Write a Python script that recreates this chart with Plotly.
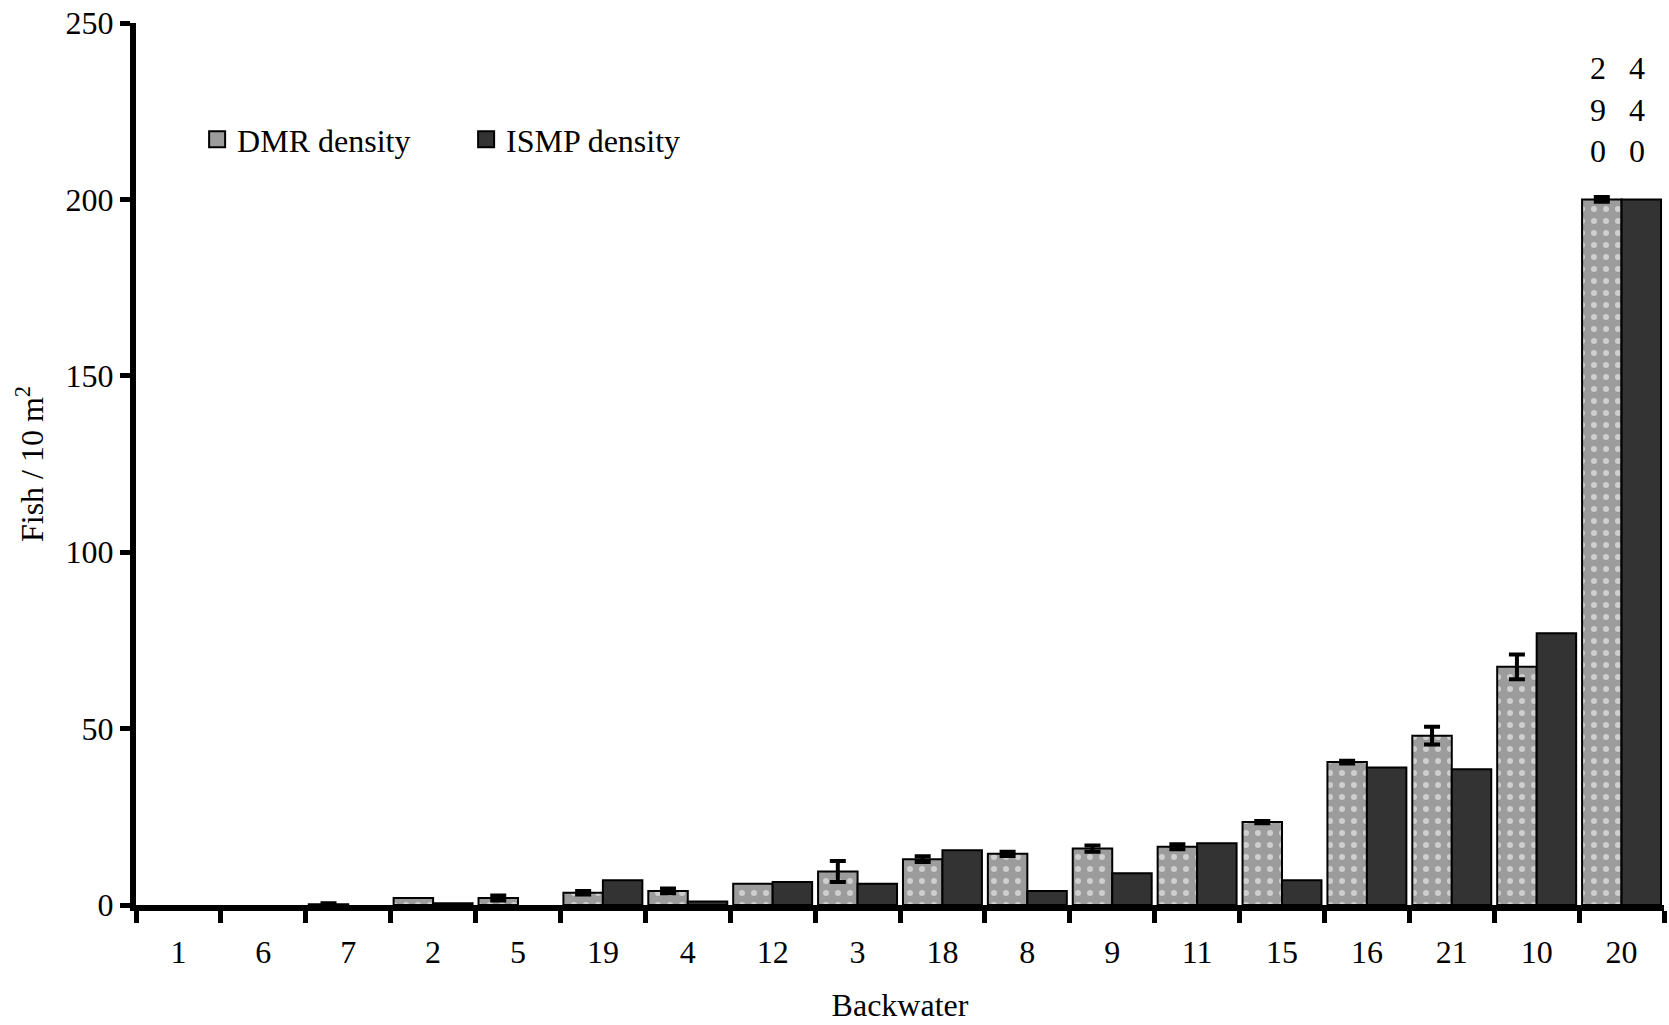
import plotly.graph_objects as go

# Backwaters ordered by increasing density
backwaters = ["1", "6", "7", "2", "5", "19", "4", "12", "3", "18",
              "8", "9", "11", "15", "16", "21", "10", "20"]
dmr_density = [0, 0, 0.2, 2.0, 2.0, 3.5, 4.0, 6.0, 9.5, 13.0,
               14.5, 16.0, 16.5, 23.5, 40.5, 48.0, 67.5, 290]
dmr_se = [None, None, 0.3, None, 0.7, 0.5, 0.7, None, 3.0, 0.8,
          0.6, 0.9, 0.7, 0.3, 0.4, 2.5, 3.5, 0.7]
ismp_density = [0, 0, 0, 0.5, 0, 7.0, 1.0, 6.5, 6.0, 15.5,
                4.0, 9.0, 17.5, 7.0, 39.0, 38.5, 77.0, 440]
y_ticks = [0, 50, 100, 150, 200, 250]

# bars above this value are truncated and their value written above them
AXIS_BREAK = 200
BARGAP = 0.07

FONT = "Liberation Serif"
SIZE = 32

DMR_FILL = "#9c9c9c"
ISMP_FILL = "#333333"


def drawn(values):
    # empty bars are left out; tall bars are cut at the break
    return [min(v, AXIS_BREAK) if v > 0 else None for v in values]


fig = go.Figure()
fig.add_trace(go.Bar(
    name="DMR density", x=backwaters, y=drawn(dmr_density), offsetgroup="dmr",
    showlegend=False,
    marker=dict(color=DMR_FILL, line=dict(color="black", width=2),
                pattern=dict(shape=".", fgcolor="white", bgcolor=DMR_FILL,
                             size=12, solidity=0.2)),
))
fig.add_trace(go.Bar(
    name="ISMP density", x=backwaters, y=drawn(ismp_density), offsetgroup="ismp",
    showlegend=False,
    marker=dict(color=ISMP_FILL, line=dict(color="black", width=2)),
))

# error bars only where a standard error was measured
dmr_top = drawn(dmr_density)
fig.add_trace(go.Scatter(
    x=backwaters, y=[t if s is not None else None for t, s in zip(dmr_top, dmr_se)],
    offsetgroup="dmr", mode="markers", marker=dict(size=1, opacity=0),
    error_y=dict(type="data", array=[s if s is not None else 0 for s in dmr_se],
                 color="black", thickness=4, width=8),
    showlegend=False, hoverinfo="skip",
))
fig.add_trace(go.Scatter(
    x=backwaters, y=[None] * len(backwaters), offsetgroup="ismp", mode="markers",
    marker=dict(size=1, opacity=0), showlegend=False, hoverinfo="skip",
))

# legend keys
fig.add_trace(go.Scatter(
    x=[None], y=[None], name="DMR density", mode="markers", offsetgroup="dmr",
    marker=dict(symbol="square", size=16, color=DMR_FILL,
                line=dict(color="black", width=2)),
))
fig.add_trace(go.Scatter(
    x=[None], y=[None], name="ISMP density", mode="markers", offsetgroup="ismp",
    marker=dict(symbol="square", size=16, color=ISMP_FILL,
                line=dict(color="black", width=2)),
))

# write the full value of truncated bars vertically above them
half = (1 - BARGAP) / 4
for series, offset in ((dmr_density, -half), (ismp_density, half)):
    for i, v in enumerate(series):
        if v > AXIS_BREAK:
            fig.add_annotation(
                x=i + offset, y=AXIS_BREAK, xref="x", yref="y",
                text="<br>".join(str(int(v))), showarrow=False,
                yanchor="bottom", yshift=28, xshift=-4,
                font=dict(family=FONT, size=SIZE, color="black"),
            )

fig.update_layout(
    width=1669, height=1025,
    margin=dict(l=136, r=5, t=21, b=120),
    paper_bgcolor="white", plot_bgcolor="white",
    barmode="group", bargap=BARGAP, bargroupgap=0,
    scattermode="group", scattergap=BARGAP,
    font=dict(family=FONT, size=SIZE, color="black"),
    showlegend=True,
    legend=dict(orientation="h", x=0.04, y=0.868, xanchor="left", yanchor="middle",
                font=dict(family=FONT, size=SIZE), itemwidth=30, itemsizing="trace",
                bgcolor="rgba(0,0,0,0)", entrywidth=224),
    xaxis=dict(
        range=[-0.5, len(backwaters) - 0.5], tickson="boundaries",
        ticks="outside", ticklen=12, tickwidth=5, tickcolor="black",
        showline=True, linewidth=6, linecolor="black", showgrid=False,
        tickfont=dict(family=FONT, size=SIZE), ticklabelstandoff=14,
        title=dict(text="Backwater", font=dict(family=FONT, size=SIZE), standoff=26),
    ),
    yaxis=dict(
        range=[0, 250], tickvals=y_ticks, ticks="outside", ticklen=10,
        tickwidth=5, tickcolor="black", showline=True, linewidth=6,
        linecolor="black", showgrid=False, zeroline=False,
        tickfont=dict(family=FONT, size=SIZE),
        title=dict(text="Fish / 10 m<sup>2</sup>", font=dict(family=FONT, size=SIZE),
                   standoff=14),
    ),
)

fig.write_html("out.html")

+ + +

> **Exercise brief**: Without any pictures, reproduce the lines from the first one in the material through the line that has "import plotly.graph_objects as go", exactly as they appear.

> **Full output**:
Write a Python script that recreates this chart with Plotly.
import plotly.graph_objects as go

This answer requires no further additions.